• _DATA BLOCK_:

'''

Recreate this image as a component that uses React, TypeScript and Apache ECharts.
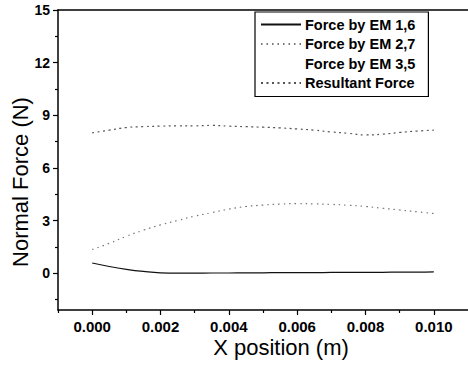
import React, { useEffect, useRef } from "react";
import * as echarts from "echarts";

const xPositions = [0, 0.0005, 0.001, 0.0015, 0.002, 0.0025, 0.003, 0.0035, 0.004, 0.0045, 0.005, 0.0055, 0.006, 0.0065, 0.007, 0.0075, 0.008, 0.0085, 0.009, 0.0095, 0.01];
const em16 = [0.58, 0.38, 0.22, 0.1, 0.02, 0.0, 0.0, 0.01, 0.01, 0.02, 0.02, 0.03, 0.03, 0.03, 0.04, 0.04, 0.05, 0.05, 0.06, 0.06, 0.07];
const em27 = [1.35, 1.7, 2.1, 2.45, 2.75, 3.0, 3.25, 3.45, 3.65, 3.8, 3.88, 3.94, 3.96, 3.95, 3.92, 3.87, 3.8, 3.7, 3.6, 3.5, 3.4];
const em35: number[] = [];
const resultant = [8.0, 8.15, 8.3, 8.35, 8.38, 8.4, 8.4, 8.42, 8.38, 8.35, 8.32, 8.28, 8.22, 8.15, 8.05, 7.97, 7.88, 7.92, 8.02, 8.1, 8.15];

const seriesNames = ["Force by EM 1,6", "Force by EM 2,7", "Force by EM 3,5", "Resultant Force"];
const xMajorTicks = [0, 0.002, 0.004, 0.006, 0.008, 0.01];
const xMinorTicks = [-0.001, 0.001, 0.003, 0.005, 0.007, 0.009];
const yMajorTicks = [0, 3, 6, 9, 12, 15];
const yMinorTicks = [-1.5, 1.5, 4.5, 7.5, 10.5, 13.5];

const FONT = '"Liberation Sans", Arial, sans-serif';

export default function App() {
  const ref = useRef<HTMLDivElement>(null);
  useEffect(() => {
    if (!ref.current) return;
    const chart = echarts.init(ref.current, null, { renderer: "svg" });
    const pair = (ys: number[]) => ys.map((y, i) => [xPositions[i], y]);
    const xBase = { type: "value", min: -0.001, max: 0.011, gridIndex: 0 };
    const yBase = { type: "value", min: -2.1, max: 15, gridIndex: 0 };
    chart.setOption({
      animation: false,
      backgroundColor: "#ffffff",
      grid: { left: 58, right: -3, top: 10, bottom: 57, containLabel: false },
      xAxis: [
        {
          ...xBase,
          position: "bottom",
          axisLine: { show: true, onZero: false, lineStyle: { color: "#000", width: 1.5 } },
          axisTick: { show: true, inside: false, length: 5, customValues: xMajorTicks, lineStyle: { color: "#000", width: 1.2 } },
          axisLabel: {
            show: true,
            customValues: xMajorTicks,
            formatter: (v: number) => v.toFixed(3),
            color: "#000",
            fontFamily: FONT,
            fontWeight: "bold",
            fontSize: 15,
            margin: 9,
          },
          splitLine: { show: false },
        },
        {
          ...xBase,
          position: "bottom",
          axisLine: { show: false, onZero: false },
          axisTick: { show: true, inside: false, length: 3, customValues: xMinorTicks, lineStyle: { color: "#000", width: 1.2 } },
          axisLabel: { show: false },
          splitLine: { show: false },
        },
        {
          ...xBase,
          position: "top",
          axisLine: { show: true, onZero: false, lineStyle: { color: "#000", width: 1.5 } },
          axisTick: { show: false },
          axisLabel: { show: false },
          splitLine: { show: false },
        },
      ],
      yAxis: [
        {
          ...yBase,
          position: "left",
          axisLine: { show: true, onZero: false, lineStyle: { color: "#000", width: 1.5 } },
          axisTick: { show: true, inside: false, length: 5, customValues: yMajorTicks, lineStyle: { color: "#000", width: 1.2 } },
          axisLabel: {
            show: true,
            customValues: yMajorTicks,
            formatter: (v: number) => String(v),
            color: "#000",
            fontFamily: FONT,
            fontWeight: "bold",
            fontSize: 14,
            margin: 8,
          },
          splitLine: { show: false },
        },
        {
          ...yBase,
          position: "left",
          axisLine: { show: false, onZero: false },
          axisTick: { show: true, inside: false, length: 3, customValues: yMinorTicks, lineStyle: { color: "#000", width: 1.2 } },
          axisLabel: { show: false },
          splitLine: { show: false },
        },
      ],
      legend: {
        orient: "vertical",
        left: 255,
        top: 12,
        padding: [5, 13, 6, 5],
        itemWidth: 40,
        itemHeight: 14,
        itemGap: 4.5,
        borderColor: "#000",
        borderWidth: 1.2,
        backgroundColor: "#fff",
        data: seriesNames,
        itemStyle: { opacity: 0 },
        textStyle: { color: "#000", fontFamily: FONT, fontWeight: "bold", fontSize: 14.5, padding: [0, 0, 0, -1] },
      },
      series: [
        {
          name: seriesNames[0],
          type: "line",
          xAxisIndex: 0,
          yAxisIndex: 0,
          data: pair(em16),
          symbol: "none",
          smooth: true,
          lineStyle: { color: "#111", width: 1.2, type: "solid" },
          itemStyle: { color: "#111" },
        },
        {
          name: seriesNames[1],
          type: "line",
          xAxisIndex: 0,
          yAxisIndex: 0,
          data: pair(em27),
          symbol: "none",
          smooth: true,
          lineStyle: { color: "#777", width: 1.2, type: [1.5, 4] },
          itemStyle: { color: "#777" },
        },
        {
          name: seriesNames[2],
          type: "line",
          xAxisIndex: 0,
          yAxisIndex: 0,
          data: em35,
          symbol: "none",
          lineStyle: { color: "#ffffff", width: 1 },
          itemStyle: { color: "#ffffff" },
        },
        {
          name: seriesNames[3],
          type: "line",
          xAxisIndex: 0,
          yAxisIndex: 0,
          data: pair(resultant),
          symbol: "none",
          smooth: true,
          lineStyle: { color: "#555", width: 1.2, type: [2, 3.5] },
          itemStyle: { color: "#555" },
        },
      ],
      graphic: [
        {
          type: "text",
          x: 281,
          y: 347,
          style: {
            text: "X position (m)",
            font: `22px ${FONT}`,
            fill: "#000",
            align: "center",
            verticalAlign: "middle",
          },
        },
        {
          type: "text",
          x: 20,
          y: 182,
          rotation: Math.PI / 2,
          style: {
            text: "Normal Force (N)",
            font: `22px ${FONT}`,
            fill: "#000",
            align: "center",
            verticalAlign: "middle",
          },
        },
      ],
    });
    return () => chart.dispose();
  }, []);
  return <div ref={ref} style={{ width: 468, height: 367, position: "absolute", left: 0, top: 0 }} />;
}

'''

• _SET PROBLEM_: Tell how many lines contain the word "React", using only the number.

• _FINISHED ANSWER_: 2